In the records below, find the line containing "Emit a Python" and the line containing "pw_end_a = 9.6". Give again exactly those lines and every line between them, omitting the pictures.
::: Data entries :::
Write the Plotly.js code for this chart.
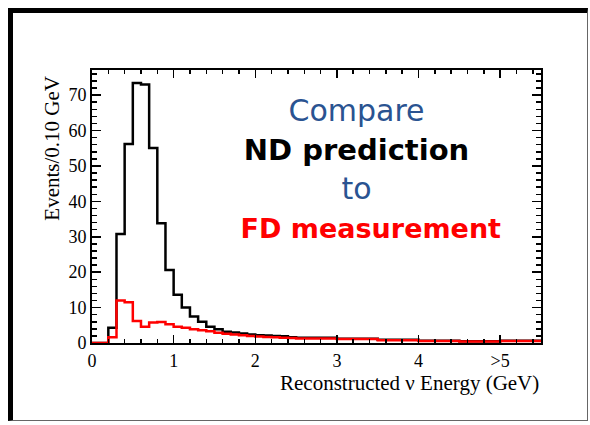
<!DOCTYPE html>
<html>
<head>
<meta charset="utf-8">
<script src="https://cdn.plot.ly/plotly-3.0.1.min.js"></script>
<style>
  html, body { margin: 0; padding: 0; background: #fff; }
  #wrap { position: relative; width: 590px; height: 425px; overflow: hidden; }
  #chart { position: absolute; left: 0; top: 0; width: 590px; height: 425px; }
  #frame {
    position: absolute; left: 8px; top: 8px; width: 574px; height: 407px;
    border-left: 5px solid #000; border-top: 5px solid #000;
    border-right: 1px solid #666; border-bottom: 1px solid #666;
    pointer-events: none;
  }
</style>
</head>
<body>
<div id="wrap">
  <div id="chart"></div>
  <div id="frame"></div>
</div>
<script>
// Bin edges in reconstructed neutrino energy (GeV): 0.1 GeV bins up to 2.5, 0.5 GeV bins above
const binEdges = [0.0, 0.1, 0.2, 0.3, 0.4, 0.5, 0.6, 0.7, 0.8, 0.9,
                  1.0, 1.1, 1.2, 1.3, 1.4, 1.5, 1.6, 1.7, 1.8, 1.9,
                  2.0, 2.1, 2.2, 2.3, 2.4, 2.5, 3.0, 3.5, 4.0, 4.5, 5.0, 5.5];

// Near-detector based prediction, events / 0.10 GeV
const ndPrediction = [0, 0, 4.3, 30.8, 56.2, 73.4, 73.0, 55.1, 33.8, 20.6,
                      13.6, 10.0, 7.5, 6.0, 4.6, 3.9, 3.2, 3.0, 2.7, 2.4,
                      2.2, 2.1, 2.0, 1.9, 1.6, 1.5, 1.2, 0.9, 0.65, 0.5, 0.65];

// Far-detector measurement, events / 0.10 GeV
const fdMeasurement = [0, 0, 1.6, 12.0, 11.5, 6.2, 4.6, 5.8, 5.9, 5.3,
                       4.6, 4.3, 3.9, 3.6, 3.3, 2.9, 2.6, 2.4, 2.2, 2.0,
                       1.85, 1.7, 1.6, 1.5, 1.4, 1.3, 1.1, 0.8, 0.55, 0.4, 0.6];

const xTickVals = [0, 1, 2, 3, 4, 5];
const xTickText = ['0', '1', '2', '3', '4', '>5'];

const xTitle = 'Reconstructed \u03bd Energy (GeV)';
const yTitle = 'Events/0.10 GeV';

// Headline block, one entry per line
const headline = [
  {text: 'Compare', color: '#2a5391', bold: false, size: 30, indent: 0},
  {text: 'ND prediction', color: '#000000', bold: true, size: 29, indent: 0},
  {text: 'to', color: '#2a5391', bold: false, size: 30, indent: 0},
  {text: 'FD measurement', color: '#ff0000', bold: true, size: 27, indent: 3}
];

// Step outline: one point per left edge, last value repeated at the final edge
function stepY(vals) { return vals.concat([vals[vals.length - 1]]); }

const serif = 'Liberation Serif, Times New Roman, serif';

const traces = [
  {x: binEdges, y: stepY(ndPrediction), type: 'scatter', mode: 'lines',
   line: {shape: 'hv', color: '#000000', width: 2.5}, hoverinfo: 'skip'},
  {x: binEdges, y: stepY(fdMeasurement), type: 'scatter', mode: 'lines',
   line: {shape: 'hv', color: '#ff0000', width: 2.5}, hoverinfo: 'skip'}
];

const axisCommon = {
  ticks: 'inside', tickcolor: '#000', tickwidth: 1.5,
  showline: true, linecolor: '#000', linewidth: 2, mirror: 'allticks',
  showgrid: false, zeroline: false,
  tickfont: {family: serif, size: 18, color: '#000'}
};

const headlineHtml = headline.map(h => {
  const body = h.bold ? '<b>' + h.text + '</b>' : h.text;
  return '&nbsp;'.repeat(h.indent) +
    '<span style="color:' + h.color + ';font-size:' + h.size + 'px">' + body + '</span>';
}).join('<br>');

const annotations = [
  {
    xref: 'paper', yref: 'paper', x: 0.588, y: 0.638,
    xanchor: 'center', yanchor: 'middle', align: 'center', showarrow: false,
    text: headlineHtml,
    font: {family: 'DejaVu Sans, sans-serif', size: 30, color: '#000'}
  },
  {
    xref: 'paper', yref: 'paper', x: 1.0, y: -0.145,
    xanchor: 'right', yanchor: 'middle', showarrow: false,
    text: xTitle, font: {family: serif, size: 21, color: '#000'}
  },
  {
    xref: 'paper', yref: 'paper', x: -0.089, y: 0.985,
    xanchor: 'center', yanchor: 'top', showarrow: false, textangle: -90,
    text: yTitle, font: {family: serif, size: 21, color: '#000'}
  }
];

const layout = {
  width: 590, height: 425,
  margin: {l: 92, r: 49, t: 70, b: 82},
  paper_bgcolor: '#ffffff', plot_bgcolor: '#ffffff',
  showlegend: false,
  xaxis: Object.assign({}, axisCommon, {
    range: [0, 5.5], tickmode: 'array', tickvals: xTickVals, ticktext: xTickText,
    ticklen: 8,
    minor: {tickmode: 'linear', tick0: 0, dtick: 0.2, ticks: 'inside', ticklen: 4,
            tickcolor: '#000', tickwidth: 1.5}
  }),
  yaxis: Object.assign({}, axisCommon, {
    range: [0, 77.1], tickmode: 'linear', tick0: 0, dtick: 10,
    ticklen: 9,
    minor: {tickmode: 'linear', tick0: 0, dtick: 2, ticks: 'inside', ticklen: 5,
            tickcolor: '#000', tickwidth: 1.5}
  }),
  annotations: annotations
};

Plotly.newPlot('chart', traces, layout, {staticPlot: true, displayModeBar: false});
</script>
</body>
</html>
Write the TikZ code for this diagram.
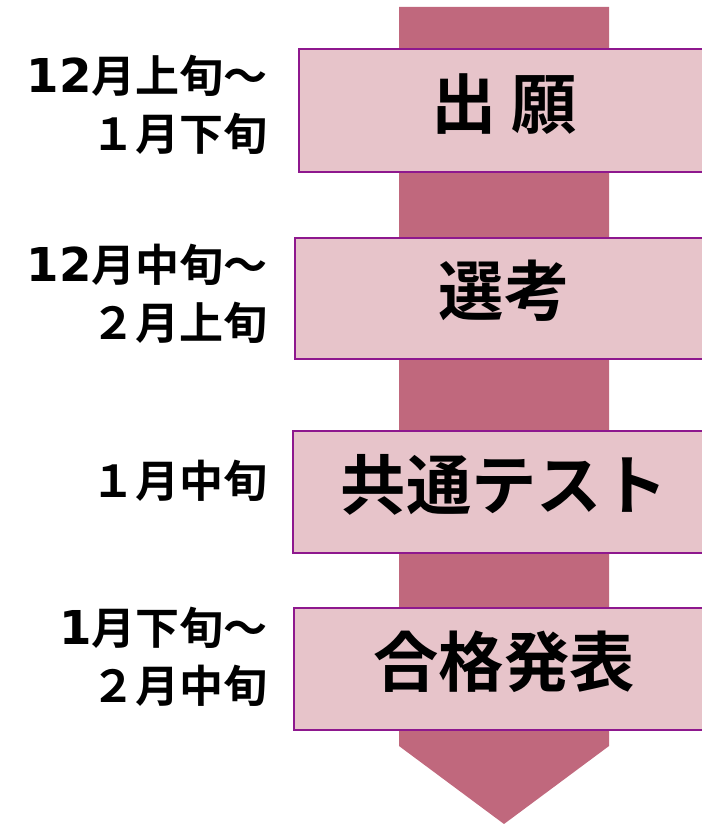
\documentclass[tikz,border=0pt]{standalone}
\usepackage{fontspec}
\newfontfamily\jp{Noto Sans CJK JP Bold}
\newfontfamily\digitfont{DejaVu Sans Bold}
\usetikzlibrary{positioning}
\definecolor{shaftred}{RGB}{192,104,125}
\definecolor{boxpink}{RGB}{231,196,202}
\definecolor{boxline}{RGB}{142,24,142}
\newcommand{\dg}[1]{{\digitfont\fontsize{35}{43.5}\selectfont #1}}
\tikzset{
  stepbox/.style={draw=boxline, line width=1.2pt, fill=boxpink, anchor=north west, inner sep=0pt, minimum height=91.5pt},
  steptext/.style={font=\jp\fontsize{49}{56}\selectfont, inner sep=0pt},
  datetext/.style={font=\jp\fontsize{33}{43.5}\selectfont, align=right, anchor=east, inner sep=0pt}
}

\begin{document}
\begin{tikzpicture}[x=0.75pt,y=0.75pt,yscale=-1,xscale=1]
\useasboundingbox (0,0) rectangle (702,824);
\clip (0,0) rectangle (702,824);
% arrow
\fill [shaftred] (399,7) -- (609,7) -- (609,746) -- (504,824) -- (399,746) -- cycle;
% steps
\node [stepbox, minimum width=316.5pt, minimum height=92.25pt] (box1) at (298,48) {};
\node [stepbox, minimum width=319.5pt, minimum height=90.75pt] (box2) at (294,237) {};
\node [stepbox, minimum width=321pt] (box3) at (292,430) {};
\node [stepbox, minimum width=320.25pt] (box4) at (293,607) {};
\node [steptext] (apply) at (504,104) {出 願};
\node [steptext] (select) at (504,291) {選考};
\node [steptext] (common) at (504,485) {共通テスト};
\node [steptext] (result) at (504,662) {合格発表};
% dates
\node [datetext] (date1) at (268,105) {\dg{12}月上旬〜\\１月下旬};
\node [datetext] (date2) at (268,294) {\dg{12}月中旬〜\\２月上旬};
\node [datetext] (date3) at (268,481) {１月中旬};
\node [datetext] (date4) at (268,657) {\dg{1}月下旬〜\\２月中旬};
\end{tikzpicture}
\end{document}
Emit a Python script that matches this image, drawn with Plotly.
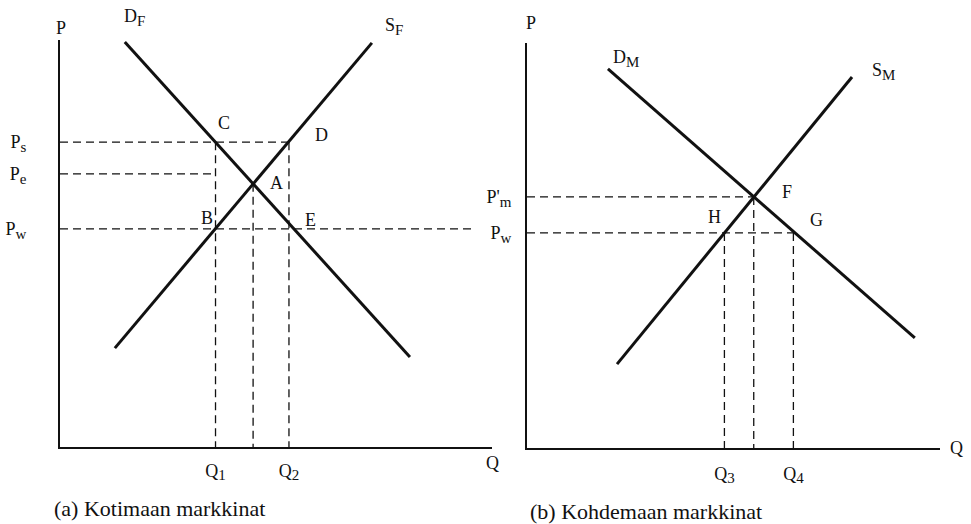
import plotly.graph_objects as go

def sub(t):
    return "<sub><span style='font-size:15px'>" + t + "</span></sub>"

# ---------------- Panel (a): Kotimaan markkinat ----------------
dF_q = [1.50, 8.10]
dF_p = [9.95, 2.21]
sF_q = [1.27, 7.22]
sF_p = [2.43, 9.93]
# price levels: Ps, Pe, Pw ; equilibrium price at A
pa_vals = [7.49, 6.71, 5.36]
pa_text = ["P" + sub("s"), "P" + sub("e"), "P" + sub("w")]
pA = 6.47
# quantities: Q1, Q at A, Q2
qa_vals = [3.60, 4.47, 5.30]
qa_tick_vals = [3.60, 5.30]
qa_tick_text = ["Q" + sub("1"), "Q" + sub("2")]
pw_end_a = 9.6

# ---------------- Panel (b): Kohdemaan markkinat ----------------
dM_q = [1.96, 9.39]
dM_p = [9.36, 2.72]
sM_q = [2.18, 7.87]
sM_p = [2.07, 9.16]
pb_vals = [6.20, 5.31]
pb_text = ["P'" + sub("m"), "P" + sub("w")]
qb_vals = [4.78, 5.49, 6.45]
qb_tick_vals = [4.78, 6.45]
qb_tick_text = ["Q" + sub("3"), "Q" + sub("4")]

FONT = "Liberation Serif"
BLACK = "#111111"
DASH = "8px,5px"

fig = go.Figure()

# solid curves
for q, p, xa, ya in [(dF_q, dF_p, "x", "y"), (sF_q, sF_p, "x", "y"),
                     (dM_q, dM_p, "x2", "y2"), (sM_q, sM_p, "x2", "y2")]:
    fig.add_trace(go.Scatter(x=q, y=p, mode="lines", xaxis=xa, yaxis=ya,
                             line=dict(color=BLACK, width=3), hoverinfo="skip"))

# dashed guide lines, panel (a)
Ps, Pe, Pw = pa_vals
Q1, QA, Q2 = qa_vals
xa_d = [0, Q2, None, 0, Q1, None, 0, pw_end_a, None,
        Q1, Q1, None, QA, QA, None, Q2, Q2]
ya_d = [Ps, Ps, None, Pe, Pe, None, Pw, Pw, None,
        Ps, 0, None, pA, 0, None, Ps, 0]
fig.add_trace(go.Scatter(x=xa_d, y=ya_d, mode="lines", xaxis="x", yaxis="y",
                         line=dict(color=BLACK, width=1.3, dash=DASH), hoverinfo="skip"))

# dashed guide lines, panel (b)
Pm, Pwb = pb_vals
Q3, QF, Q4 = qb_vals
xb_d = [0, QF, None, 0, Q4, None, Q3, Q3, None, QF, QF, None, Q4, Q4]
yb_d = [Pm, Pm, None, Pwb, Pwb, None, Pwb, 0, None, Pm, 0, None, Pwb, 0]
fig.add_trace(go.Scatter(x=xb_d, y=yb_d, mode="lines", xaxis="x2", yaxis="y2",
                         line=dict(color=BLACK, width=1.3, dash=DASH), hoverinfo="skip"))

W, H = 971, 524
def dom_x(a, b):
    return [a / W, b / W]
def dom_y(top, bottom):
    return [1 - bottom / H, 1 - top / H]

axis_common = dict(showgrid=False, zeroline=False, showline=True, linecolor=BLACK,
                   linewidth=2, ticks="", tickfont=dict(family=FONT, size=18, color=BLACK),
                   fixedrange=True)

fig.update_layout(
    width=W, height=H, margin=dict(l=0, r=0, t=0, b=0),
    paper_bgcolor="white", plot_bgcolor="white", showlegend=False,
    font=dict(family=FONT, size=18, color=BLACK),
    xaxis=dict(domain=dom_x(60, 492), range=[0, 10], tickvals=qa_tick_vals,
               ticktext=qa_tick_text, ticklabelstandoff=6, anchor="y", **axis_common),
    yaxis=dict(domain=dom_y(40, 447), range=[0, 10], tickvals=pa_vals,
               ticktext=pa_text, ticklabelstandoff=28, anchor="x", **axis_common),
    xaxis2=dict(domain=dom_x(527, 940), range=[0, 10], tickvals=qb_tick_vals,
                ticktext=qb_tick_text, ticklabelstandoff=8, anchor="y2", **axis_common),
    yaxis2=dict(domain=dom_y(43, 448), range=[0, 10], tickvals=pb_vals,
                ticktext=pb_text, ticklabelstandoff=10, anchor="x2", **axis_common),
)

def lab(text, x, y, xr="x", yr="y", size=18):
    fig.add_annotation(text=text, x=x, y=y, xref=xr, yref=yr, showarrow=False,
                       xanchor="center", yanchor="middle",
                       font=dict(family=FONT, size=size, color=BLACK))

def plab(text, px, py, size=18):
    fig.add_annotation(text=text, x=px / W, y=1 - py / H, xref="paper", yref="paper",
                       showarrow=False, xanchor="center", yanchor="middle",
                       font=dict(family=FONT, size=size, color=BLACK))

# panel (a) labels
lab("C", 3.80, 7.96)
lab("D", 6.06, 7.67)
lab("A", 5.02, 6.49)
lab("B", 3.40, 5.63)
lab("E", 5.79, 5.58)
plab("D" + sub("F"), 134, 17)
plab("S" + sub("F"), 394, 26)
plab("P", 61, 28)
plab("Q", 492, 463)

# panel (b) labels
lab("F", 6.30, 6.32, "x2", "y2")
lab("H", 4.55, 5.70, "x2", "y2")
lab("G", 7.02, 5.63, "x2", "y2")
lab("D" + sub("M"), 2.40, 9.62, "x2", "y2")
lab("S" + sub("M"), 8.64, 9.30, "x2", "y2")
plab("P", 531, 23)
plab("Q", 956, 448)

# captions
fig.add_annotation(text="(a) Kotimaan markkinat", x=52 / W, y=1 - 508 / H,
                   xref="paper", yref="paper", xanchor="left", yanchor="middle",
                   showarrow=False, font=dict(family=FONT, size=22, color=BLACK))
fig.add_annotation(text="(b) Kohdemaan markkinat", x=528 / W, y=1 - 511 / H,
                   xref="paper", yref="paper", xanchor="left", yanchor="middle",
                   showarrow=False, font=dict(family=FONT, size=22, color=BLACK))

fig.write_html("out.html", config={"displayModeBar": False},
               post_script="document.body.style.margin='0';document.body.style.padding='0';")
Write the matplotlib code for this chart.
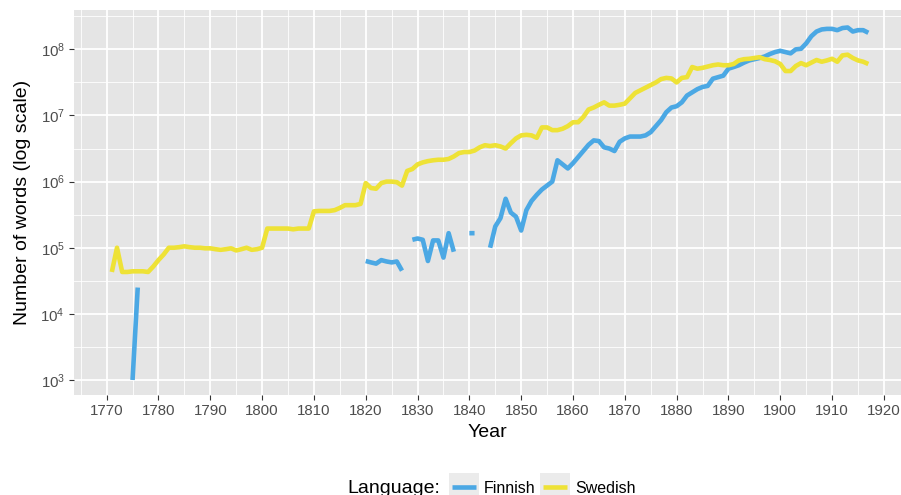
:::
Written response:
Emit a Python script that matches this image, drawn with Plotly.
import plotly.graph_objects as go

def sub(t):
    return "<sub><span style='font-size:15px'>" + t + "</span></sub>"

# ---------------- Panel (a): Kotimaan markkinat ----------------
dF_q = [1.50, 8.10]
dF_p = [9.95, 2.21]
sF_q = [1.27, 7.22]
sF_p = [2.43, 9.93]
# price levels: Ps, Pe, Pw ; equilibrium price at A
pa_vals = [7.49, 6.71, 5.36]
pa_text = ["P" + sub("s"), "P" + sub("e"), "P" + sub("w")]
pA = 6.47
# quantities: Q1, Q at A, Q2
qa_vals = [3.60, 4.47, 5.30]
qa_tick_vals = [3.60, 5.30]
qa_tick_text = ["Q" + sub("1"), "Q" + sub("2")]
pw_end_a = 9.6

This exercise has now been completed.